Но я хочу сказать о другом. Эмигрант Кундера, ощущающий себя в Париже совершенно естественно и органично в «родной» картезианской культуре с ее гармонией чувства, рассудка и разума, совершенно искренне выразил очень важное состояние: тот страх, боязнь, притяжение-отталкивание, которые испытывал и продолжает испытывать европеец перед Другим — бескрайним иррациональным евразийским континентом, где все так похоже и все — иное.
Философ Федор Степун, эмигрант с сорокалетним стажем, чувствовавший себя свободно как в русской, так и в европейской культуре, писал на склоне лет в мемуарах «Бывшее и несбывшееся» о той «черствости» и «сдержанности» европейцев, что так ранили его в юности, но позднее удивлять перестали: «Шаблонные русские рассуждения о том, что все мы гораздо искреннее, душевнее и глубже европейцев… естественны и понятны у эмигрантов, но явно не верны. Верно лишь то, что русская интеллигентская культура сознательно строилась на принципе внесения идеи и души во все сферы жизни, в то время как более старая и опытная европейская цивилизация давно уже привыкла довольствоваться в своем житейском обиходе простою деловитостью». Он пересказывает здесь немецкого социолога Зиммеля, писавшего: «Знай мы всегда точно, что происходит в душе нашего шофера, пользующего нас доктора или проповедующего священнослужителя, мы иной раз, быть может, и не решились бы сесть в автомобиль, пригласить доктора или пойти в церковь». Очевидно, что, если участники любого сообщества узнают о том, что происходит сейчас в душах каждого из них, взрыв неминуем и это сообщество может перестать существовать.

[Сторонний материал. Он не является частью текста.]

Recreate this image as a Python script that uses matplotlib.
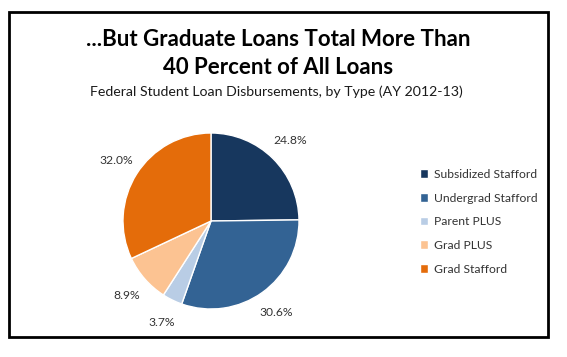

Степун описывает в мемуарах процесс национального обустройства, происходивший в России почти сотню лет назад и закончившийся полной катастрофой: в эмиграции он пытается понять, почему все произошло именно так, хотя могло быть и совсем иначе. История повторяется: сегодня Россия, оказавшаяся на перепутье, пытается соединить все те же старые и трудно совместимые ценности — драматический вызов свободы, испытанные ценности Запада и драгоценный опыт национальной идентичности. Все вопросы по-прежнему открыты.